■ **Collected material**:
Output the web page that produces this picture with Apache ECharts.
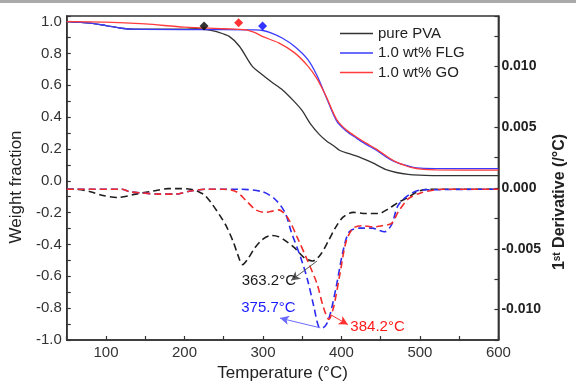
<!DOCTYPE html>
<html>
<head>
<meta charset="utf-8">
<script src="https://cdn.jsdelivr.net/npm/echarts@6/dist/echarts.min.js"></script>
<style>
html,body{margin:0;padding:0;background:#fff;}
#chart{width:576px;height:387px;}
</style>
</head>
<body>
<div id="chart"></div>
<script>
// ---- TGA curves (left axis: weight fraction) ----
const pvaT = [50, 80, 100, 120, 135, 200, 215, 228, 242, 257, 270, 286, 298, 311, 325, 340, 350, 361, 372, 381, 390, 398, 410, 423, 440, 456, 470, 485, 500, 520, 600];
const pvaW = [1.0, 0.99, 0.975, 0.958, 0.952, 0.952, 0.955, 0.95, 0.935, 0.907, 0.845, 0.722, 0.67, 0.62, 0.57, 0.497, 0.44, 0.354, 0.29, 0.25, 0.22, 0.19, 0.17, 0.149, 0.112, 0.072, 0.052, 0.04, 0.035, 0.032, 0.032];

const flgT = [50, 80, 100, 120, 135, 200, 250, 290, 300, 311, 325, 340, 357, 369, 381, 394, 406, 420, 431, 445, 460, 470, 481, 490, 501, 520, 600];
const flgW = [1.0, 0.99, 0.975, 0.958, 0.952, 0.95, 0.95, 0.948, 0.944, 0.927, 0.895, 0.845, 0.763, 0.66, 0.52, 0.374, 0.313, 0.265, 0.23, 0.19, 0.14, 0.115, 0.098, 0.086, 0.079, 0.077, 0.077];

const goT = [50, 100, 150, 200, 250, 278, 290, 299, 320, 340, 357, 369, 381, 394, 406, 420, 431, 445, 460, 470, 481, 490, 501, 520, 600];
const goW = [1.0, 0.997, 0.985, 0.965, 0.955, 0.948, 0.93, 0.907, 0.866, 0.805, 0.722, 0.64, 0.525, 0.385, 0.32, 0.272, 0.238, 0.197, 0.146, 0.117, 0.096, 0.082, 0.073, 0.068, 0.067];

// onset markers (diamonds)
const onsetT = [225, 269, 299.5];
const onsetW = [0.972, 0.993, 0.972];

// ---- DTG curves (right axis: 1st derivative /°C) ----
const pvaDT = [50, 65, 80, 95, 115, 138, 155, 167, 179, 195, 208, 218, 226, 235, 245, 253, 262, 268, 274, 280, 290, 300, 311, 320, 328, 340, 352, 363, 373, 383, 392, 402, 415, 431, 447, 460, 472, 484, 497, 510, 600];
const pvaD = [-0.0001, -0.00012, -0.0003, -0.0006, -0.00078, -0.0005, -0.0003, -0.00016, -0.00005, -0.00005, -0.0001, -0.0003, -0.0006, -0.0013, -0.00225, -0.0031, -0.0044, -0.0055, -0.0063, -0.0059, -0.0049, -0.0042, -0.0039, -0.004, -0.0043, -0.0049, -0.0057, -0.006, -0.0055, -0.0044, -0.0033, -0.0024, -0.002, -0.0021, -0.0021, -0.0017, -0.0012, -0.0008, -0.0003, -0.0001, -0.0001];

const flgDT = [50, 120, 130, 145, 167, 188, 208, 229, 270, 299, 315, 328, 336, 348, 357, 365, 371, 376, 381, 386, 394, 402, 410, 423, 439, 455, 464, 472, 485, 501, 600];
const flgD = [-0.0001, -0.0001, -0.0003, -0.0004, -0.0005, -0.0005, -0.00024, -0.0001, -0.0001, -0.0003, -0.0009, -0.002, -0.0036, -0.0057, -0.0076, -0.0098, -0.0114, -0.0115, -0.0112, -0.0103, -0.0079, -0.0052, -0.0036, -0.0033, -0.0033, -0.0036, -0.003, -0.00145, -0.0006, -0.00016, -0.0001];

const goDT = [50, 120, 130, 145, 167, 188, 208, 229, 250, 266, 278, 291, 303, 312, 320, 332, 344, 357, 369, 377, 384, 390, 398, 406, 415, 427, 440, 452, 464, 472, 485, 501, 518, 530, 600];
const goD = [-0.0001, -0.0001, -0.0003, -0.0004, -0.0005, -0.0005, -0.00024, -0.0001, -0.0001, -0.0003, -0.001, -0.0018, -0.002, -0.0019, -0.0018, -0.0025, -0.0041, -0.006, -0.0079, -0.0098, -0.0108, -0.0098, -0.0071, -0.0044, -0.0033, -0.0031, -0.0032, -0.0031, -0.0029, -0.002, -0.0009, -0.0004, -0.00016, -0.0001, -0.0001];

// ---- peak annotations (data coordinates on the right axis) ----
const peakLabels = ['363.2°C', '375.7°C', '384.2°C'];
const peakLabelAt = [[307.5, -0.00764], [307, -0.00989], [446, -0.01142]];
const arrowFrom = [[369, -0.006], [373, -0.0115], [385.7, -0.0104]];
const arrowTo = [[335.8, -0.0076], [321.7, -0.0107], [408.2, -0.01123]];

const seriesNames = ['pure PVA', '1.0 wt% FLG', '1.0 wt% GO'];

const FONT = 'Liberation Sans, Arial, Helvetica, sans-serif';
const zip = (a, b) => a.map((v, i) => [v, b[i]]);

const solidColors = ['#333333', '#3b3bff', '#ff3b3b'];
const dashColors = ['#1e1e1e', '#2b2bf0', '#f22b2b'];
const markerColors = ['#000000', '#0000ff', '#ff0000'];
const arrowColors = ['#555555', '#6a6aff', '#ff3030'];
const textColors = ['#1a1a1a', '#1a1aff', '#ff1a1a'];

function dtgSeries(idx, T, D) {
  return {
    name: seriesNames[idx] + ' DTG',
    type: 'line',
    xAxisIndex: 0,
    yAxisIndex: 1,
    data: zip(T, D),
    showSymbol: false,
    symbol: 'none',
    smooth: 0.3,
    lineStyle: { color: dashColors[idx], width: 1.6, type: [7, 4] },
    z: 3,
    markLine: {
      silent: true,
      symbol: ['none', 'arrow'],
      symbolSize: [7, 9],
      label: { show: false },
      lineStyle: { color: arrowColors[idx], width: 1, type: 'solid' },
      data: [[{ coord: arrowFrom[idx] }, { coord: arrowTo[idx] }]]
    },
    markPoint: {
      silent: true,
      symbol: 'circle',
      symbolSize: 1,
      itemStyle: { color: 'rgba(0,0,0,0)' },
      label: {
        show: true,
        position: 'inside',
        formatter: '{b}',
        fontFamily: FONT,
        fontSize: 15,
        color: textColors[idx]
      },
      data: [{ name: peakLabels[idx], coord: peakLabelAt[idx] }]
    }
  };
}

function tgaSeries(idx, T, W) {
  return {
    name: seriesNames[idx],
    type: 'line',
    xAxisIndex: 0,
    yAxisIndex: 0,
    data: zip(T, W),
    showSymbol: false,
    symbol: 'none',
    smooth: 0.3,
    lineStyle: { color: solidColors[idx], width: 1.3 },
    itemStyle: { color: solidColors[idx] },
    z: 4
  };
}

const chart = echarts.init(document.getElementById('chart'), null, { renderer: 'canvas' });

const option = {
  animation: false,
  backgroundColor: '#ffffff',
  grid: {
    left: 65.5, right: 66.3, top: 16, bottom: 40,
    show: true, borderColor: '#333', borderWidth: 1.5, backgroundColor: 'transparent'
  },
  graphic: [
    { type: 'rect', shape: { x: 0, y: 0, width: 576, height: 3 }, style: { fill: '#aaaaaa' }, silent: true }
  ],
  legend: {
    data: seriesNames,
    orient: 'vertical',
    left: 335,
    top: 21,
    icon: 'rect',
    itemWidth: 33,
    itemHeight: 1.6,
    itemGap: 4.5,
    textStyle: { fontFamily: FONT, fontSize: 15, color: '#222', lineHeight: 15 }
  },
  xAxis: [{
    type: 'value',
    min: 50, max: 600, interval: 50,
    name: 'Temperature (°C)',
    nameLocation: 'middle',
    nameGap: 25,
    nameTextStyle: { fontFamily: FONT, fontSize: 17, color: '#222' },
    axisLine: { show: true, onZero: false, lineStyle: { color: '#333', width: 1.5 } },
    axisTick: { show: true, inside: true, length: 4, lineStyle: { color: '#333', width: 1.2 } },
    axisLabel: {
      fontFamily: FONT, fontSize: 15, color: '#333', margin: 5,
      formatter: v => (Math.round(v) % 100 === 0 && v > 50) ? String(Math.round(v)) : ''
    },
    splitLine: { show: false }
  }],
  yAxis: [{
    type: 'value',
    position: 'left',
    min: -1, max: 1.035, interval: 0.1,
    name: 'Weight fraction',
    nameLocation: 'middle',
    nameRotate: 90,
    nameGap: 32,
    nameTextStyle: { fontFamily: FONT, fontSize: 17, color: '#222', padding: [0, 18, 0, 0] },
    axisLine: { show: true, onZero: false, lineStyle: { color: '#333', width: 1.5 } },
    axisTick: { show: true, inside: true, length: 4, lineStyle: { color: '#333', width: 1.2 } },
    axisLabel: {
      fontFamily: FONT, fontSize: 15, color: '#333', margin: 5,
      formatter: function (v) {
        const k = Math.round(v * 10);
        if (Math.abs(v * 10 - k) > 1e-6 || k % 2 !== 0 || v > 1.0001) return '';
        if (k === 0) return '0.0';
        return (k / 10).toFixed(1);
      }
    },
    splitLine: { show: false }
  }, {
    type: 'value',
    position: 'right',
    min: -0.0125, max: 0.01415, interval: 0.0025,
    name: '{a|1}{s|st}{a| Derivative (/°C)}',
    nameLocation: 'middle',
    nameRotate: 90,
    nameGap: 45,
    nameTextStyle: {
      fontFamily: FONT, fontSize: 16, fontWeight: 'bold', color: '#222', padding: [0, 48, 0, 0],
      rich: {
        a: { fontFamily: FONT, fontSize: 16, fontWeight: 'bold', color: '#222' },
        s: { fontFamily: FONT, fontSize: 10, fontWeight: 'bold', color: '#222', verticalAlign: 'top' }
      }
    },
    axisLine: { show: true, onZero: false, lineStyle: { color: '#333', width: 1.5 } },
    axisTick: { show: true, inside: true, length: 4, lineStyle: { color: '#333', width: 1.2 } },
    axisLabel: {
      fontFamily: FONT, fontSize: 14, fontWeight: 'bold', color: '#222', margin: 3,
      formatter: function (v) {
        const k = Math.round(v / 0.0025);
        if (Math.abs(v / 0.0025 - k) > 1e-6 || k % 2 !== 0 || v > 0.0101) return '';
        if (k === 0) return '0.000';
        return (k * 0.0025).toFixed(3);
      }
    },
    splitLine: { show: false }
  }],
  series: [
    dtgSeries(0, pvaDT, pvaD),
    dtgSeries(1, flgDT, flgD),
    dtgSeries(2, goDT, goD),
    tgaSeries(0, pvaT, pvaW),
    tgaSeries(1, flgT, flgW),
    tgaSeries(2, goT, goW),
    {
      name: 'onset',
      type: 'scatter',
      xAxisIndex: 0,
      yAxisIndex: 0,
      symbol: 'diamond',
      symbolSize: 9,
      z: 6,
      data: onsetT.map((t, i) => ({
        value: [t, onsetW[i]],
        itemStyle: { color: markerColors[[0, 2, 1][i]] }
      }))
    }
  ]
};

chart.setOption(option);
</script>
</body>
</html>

■ **What you have to do**:
Please repeat exactly the data above from its first line to the line that contains "0.079, 0.077, 0.077];", inclusive, and leave every picture out.

■ **Solution**:
Output the web page that produces this picture with Apache ECharts.
<!DOCTYPE html>
<html>
<head>
<meta charset="utf-8">
<script src="https://cdn.jsdelivr.net/npm/echarts@6/dist/echarts.min.js"></script>
<style>
html,body{margin:0;padding:0;background:#fff;}
#chart{width:576px;height:387px;}
</style>
</head>
<body>
<div id="chart"></div>
<script>
// ---- TGA curves (left axis: weight fraction) ----
const pvaT = [50, 80, 100, 120, 135, 200, 215, 228, 242, 257, 270, 286, 298, 311, 325, 340, 350, 361, 372, 381, 390, 398, 410, 423, 440, 456, 470, 485, 500, 520, 600];
const pvaW = [1.0, 0.99, 0.975, 0.958, 0.952, 0.952, 0.955, 0.95, 0.935, 0.907, 0.845, 0.722, 0.67, 0.62, 0.57, 0.497, 0.44, 0.354, 0.29, 0.25, 0.22, 0.19, 0.17, 0.149, 0.112, 0.072, 0.052, 0.04, 0.035, 0.032, 0.032];

const flgT = [50, 80, 100, 120, 135, 200, 250, 290, 300, 311, 325, 340, 357, 369, 381, 394, 406, 420, 431, 445, 460, 470, 481, 490, 501, 520, 600];
const flgW = [1.0, 0.99, 0.975, 0.958, 0.952, 0.95, 0.95, 0.948, 0.944, 0.927, 0.895, 0.845, 0.763, 0.66, 0.52, 0.374, 0.313, 0.265, 0.23, 0.19, 0.14, 0.115, 0.098, 0.086, 0.079, 0.077, 0.077];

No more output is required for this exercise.